Some stories stay with you long after they’re told. They linger not because they were dramatic or loud, but because they whisper a truth about human nature.
This is one such story my mother once shared with me, and it has since changed how I look at family dynamics, misunderstandings, and the delicate thread of assumptions we weave into lifelong grudges.
My mother was pregnant with my brother when this happened. When she visited her sister-in-law’s home, she felt unusually hungry that day, as expectant mothers often do. She asked if she could have something to eat. Her sister-in-law’s daughter, who had recently returned from abroad, eagerly offered to prepare something.
Fifteen minutes later, she returned with a plate. My mother, in her hunger and anticipation, imagined something warm, filling, and comforting. What greeted her instead was an apple—beautifully carved, but just an apple.
She told me that at that moment, she felt like crying. She was carrying a child, battling hunger, and the only offering made to her was an apple, no matter how artfully presented. She quietly ate it, suppressing her disappointment, but the memory stayed like a thorn. Since that day, she told me, she couldn’t shake off the bitterness she felt toward her sister-in-law, whom she believed failed her at a moment of need.

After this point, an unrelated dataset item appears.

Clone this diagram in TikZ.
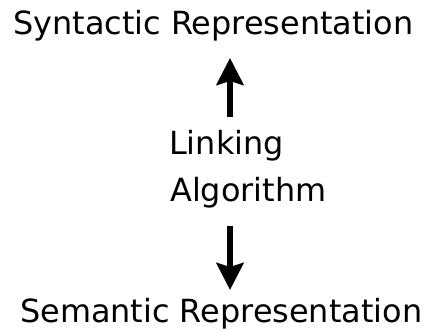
\documentclass[tikz,border=0pt]{standalone}
\usepackage{fontspec}
\setmainfont{DejaVu Sans}
\usetikzlibrary{arrows.meta}
\begin{document}
\begin{tikzpicture}[x=1pt,y=1pt,
  label/.style={inner sep=0pt,font=\fontsize{31.9}{44}\selectfont},
  arrow/.style={draw,line width=6pt,-{Stealth[length=27pt,width=27pt,inset=4pt]}}]
\useasboundingbox (0,0) rectangle (428,331);
\node[label,anchor=base west] at (13,296) (syn) {Syntactic Representation};
\node[label,anchor=base west] at (20,8) (sem) {Semantic Representation};
\node[label,anchor=base west] at (169,176) (link) {Linking};
\node[label,anchor=base west] at (170,129) (algo) {Algorithm};
\coordinate (upfoot) at (230,214);
\coordinate (uptip) at (230,273);
\coordinate (downfoot) at (230,105);
\coordinate (downtip) at (230,41);
\draw[arrow] (upfoot) to (uptip);
\draw[arrow] (downfoot) to (downtip);
\end{tikzpicture}
\end{document}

For years, I too nursed the same grudge by extension. After all, I had only seen my aunt and her daughter as sweet people. But if my mother—my anchor—could feel such pain, maybe there was something darker beneath the sweetness? Was it the invisible 'in-law' tag that added an unseen edge to their behavior?
Then one day, my overthinking brain started spinning a different narrative.
I remembered that my aunt’s daughter had, in fact, learned the art of fruit carving when she was abroad. She loved apples—especially for their texture, the way they held shape, and how elegantly they could be transformed into edible art. Maybe, just maybe, she wasn't trying to belittle my mother. Maybe she thought she was offering something special, something visually delightful, perhaps even filling.
That’s when the realization struck me:
How many lifelong grudges are born not from cruelty, but from miscommunication?
Had my mother simply said, "Could I have some rice?"—which was her staple and comfort food—would anyone have denied a pregnant woman? Most probably not.
But neither side voiced their feelings. One side tried to impress with what they thought was the best they had to offer. The other side silently mourned an expectation that was never spoken aloud. And between them grew a gap of misunderstanding that lasted decades.
Since that day, I’ve tried to pause before I assume.
Because maybe the person I think is ignoring me is actually trying to show love in a language I’m not tuned into.